REQUEST> All of the data should be repeated exactly; pictures are not part of the copy.

---+---

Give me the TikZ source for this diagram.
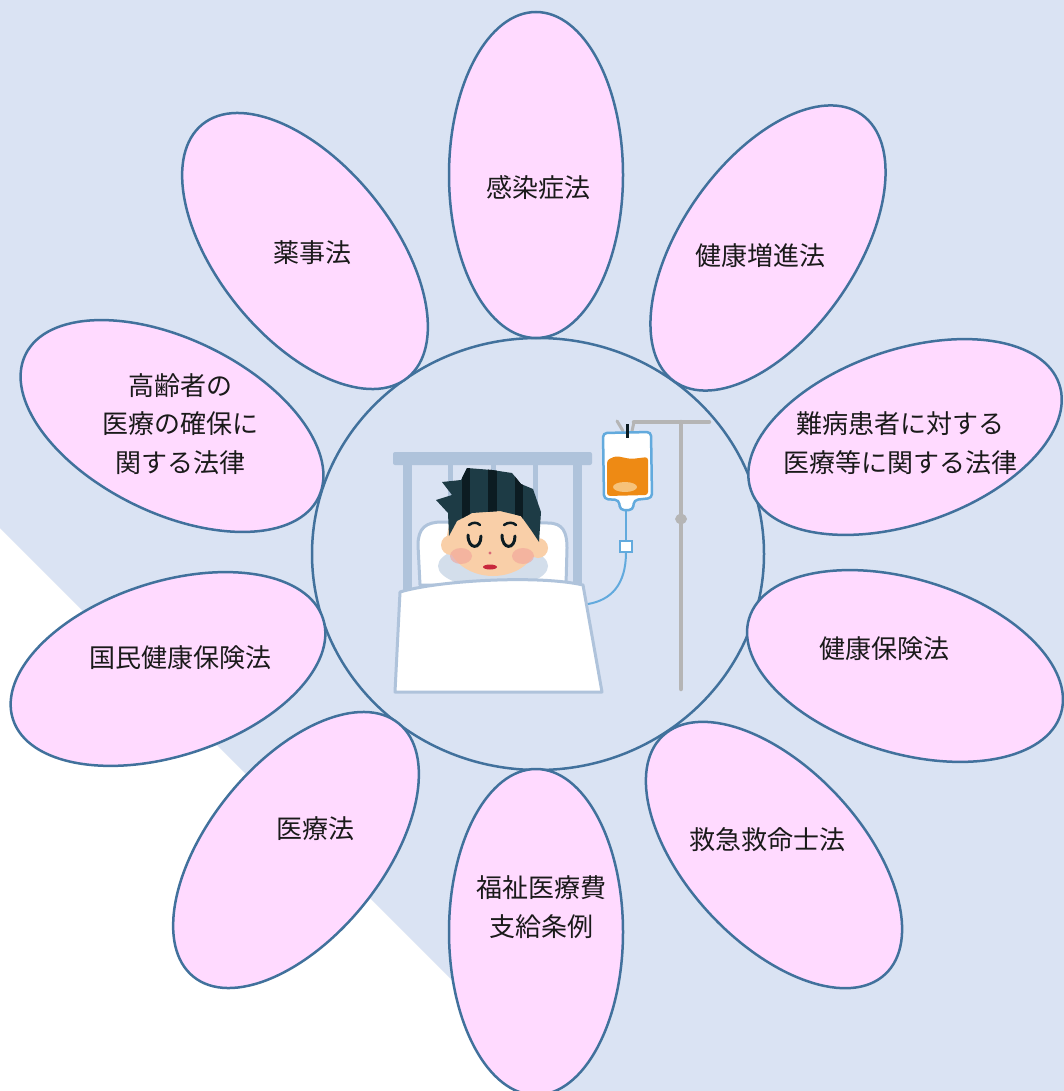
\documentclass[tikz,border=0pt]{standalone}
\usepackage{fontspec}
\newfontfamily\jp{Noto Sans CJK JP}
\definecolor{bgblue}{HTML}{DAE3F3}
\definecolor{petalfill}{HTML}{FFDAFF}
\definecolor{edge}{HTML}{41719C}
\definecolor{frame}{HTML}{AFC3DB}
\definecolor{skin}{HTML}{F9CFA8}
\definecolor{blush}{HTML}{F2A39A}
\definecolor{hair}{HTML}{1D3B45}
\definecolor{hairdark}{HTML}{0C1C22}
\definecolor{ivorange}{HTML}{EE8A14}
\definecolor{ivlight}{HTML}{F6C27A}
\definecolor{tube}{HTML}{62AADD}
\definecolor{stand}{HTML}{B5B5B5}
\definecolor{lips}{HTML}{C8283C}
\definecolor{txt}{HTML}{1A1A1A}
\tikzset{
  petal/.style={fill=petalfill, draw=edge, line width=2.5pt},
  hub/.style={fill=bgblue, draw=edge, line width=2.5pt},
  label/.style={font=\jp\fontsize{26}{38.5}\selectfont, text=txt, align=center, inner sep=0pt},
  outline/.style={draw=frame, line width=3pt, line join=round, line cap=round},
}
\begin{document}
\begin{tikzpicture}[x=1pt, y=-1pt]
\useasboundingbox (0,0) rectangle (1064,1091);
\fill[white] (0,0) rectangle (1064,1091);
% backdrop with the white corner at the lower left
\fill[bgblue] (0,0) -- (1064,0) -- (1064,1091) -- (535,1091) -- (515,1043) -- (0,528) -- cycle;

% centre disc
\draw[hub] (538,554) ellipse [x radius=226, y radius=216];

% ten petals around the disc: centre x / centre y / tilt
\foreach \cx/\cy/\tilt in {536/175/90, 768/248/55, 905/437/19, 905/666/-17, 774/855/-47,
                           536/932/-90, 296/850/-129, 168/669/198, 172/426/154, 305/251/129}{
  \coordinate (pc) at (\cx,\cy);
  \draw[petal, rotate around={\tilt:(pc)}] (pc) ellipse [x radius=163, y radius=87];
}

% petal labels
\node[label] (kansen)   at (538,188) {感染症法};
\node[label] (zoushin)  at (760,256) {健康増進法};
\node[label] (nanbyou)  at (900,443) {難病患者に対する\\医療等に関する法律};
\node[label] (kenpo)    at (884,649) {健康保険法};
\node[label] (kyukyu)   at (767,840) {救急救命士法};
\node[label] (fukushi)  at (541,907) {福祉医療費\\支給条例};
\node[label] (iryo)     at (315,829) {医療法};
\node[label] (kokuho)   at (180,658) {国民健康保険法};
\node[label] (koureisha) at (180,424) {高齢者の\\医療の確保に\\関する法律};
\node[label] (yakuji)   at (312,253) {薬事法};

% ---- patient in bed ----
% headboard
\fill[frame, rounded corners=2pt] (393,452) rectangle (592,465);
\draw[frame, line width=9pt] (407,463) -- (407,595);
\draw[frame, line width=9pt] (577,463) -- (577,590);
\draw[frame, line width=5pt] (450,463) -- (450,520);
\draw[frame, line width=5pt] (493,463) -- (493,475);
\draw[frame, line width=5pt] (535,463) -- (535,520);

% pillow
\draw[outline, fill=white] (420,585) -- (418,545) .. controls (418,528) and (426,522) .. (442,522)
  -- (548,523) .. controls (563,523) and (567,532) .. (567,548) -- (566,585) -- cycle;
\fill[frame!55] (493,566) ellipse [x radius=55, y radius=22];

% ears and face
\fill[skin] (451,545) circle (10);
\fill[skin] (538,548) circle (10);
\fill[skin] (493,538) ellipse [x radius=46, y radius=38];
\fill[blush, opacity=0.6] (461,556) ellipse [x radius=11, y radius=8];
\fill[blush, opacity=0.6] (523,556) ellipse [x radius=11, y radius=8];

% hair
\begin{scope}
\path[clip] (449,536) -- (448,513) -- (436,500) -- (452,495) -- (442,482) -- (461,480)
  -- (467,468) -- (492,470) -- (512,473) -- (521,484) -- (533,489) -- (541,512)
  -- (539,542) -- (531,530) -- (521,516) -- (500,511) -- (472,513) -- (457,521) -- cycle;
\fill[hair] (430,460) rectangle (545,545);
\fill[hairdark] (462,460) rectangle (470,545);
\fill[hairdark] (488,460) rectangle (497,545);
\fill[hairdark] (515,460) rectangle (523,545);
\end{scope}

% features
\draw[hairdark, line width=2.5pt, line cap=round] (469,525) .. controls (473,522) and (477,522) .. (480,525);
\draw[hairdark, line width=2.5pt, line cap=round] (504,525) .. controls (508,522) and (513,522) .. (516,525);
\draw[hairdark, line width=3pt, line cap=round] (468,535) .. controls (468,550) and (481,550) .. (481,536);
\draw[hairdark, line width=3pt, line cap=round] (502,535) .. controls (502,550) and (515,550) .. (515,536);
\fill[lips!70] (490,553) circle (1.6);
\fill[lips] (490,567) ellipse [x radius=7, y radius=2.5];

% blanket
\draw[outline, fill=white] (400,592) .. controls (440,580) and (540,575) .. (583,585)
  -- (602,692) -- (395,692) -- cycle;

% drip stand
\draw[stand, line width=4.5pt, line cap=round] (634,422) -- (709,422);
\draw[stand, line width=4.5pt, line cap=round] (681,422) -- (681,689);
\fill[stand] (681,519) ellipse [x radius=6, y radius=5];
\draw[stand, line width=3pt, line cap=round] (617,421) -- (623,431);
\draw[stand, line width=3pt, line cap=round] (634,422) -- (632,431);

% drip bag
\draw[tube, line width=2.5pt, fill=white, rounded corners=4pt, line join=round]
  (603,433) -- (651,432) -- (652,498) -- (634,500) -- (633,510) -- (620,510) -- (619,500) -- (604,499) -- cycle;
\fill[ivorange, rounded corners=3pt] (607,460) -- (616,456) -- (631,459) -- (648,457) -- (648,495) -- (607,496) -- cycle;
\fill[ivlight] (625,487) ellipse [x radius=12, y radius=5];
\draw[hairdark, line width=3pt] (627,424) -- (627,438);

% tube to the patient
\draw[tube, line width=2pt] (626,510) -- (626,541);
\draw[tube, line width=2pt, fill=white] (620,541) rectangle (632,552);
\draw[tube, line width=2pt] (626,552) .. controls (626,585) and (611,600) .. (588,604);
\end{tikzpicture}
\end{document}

---+---

RESULT OF THE TASK>
Give me the TikZ source for this diagram.
\documentclass[tikz,border=0pt]{standalone}
\usepackage{fontspec}
\newfontfamily\jp{Noto Sans CJK JP}
\definecolor{bgblue}{HTML}{DAE3F3}
\definecolor{petalfill}{HTML}{FFDAFF}
\definecolor{edge}{HTML}{41719C}
\definecolor{frame}{HTML}{AFC3DB}
\definecolor{skin}{HTML}{F9CFA8}
\definecolor{blush}{HTML}{F2A39A}
\definecolor{hair}{HTML}{1D3B45}
\definecolor{hairdark}{HTML}{0C1C22}
\definecolor{ivorange}{HTML}{EE8A14}
\definecolor{ivlight}{HTML}{F6C27A}
\definecolor{tube}{HTML}{62AADD}
\definecolor{stand}{HTML}{B5B5B5}
\definecolor{lips}{HTML}{C8283C}
\definecolor{txt}{HTML}{1A1A1A}
\tikzset{
  petal/.style={fill=petalfill, draw=edge, line width=2.5pt},
  hub/.style={fill=bgblue, draw=edge, line width=2.5pt},
  label/.style={font=\jp\fontsize{26}{38.5}\selectfont, text=txt, align=center, inner sep=0pt},
  outline/.style={draw=frame, line width=3pt, line join=round, line cap=round},
}
\begin{document}
\begin{tikzpicture}[x=1pt, y=-1pt]
\useasboundingbox (0,0) rectangle (1064,1091);
\fill[white] (0,0) rectangle (1064,1091);
% backdrop with the white corner at the lower left
\fill[bgblue] (0,0) -- (1064,0) -- (1064,1091) -- (535,1091) -- (515,1043) -- (0,528) -- cycle;

% centre disc
\draw[hub] (538,554) ellipse [x radius=226, y radius=216];

% ten petals around the disc: centre x / centre y / tilt
\foreach \cx/\cy/\tilt in {536/175/90, 768/248/55, 905/437/19, 905/666/-17, 774/855/-47,
                           536/932/-90, 296/850/-129, 168/669/198, 172/426/154, 305/251/129}{
  \coordinate (pc) at (\cx,\cy);
  \draw[petal, rotate around={\tilt:(pc)}] (pc) ellipse [x radius=163, y radius=87];
}

% petal labels
\node[label] (kansen)   at (538,188) {感染症法};
\node[label] (zoushin)  at (760,256) {健康増進法};
\node[label] (nanbyou)  at (900,443) {難病患者に対する\\医療等に関する法律};
\node[label] (kenpo)    at (884,649) {健康保険法};
\node[label] (kyukyu)   at (767,840) {救急救命士法};
\node[label] (fukushi)  at (541,907) {福祉医療費\\支給条例};
\node[label] (iryo)     at (315,829) {医療法};
\node[label] (kokuho)   at (180,658) {国民健康保険法};
\node[label] (koureisha) at (180,424) {高齢者の\\医療の確保に\\関する法律};
\node[label] (yakuji)   at (312,253) {薬事法};

% ---- patient in bed ----
% headboard
\fill[frame, rounded corners=2pt] (393,452) rectangle (592,465);
\draw[frame, line width=9pt] (407,463) -- (407,595);
\draw[frame, line width=9pt] (577,463) -- (577,590);
\draw[frame, line width=5pt] (450,463) -- (450,520);
\draw[frame, line width=5pt] (493,463) -- (493,475);
\draw[frame, line width=5pt] (535,463) -- (535,520);

% pillow
\draw[outline, fill=white] (420,585) -- (418,545) .. controls (418,528) and (426,522) .. (442,522)
  -- (548,523) .. controls (563,523) and (567,532) .. (567,548) -- (566,585) -- cycle;
\fill[frame!55] (493,566) ellipse [x radius=55, y radius=22];

% ears and face
\fill[skin] (451,545) circle (10);
\fill[skin] (538,548) circle (10);
\fill[skin] (493,538) ellipse [x radius=46, y radius=38];
\fill[blush, opacity=0.6] (461,556) ellipse [x radius=11, y radius=8];
\fill[blush, opacity=0.6] (523,556) ellipse [x radius=11, y radius=8];

% hair
\begin{scope}
\path[clip] (449,536) -- (448,513) -- (436,500) -- (452,495) -- (442,482) -- (461,480)
  -- (467,468) -- (492,470) -- (512,473) -- (521,484) -- (533,489) -- (541,512)
  -- (539,542) -- (531,530) -- (521,516) -- (500,511) -- (472,513) -- (457,521) -- cycle;
\fill[hair] (430,460) rectangle (545,545);
\fill[hairdark] (462,460) rectangle (470,545);
\fill[hairdark] (488,460) rectangle (497,545);
\fill[hairdark] (515,460) rectangle (523,545);
\end{scope}

% features
\draw[hairdark, line width=2.5pt, line cap=round] (469,525) .. controls (473,522) and (477,522) .. (480,525);
\draw[hairdark, line width=2.5pt, line cap=round] (504,525) .. controls (508,522) and (513,522) .. (516,525);
\draw[hairdark, line width=3pt, line cap=round] (468,535) .. controls (468,550) and (481,550) .. (481,536);
\draw[hairdark, line width=3pt, line cap=round] (502,535) .. controls (502,550) and (515,550) .. (515,536);
\fill[lips!70] (490,553) circle (1.6);
\fill[lips] (490,567) ellipse [x radius=7, y radius=2.5];

% blanket
\draw[outline, fill=white] (400,592) .. controls (440,580) and (540,575) .. (583,585)
  -- (602,692) -- (395,692) -- cycle;

% drip stand
\draw[stand, line width=4.5pt, line cap=round] (634,422) -- (709,422);
\draw[stand, line width=4.5pt, line cap=round] (681,422) -- (681,689);
\fill[stand] (681,519) ellipse [x radius=6, y radius=5];
\draw[stand, line width=3pt, line cap=round] (617,421) -- (623,431);
\draw[stand, line width=3pt, line cap=round] (634,422) -- (632,431);

% drip bag
\draw[tube, line width=2.5pt, fill=white, rounded corners=4pt, line join=round]
  (603,433) -- (651,432) -- (652,498) -- (634,500) -- (633,510) -- (620,510) -- (619,500) -- (604,499) -- cycle;
\fill[ivorange, rounded corners=3pt] (607,460) -- (616,456) -- (631,459) -- (648,457) -- (648,495) -- (607,496) -- cycle;
\fill[ivlight] (625,487) ellipse [x radius=12, y radius=5];
\draw[hairdark, line width=3pt] (627,424) -- (627,438);

% tube to the patient
\draw[tube, line width=2pt] (626,510) -- (626,541);
\draw[tube, line width=2pt, fill=white] (620,541) rectangle (632,552);
\draw[tube, line width=2pt] (626,552) .. controls (626,585) and (611,600) .. (588,604);
\end{tikzpicture}
\end{document}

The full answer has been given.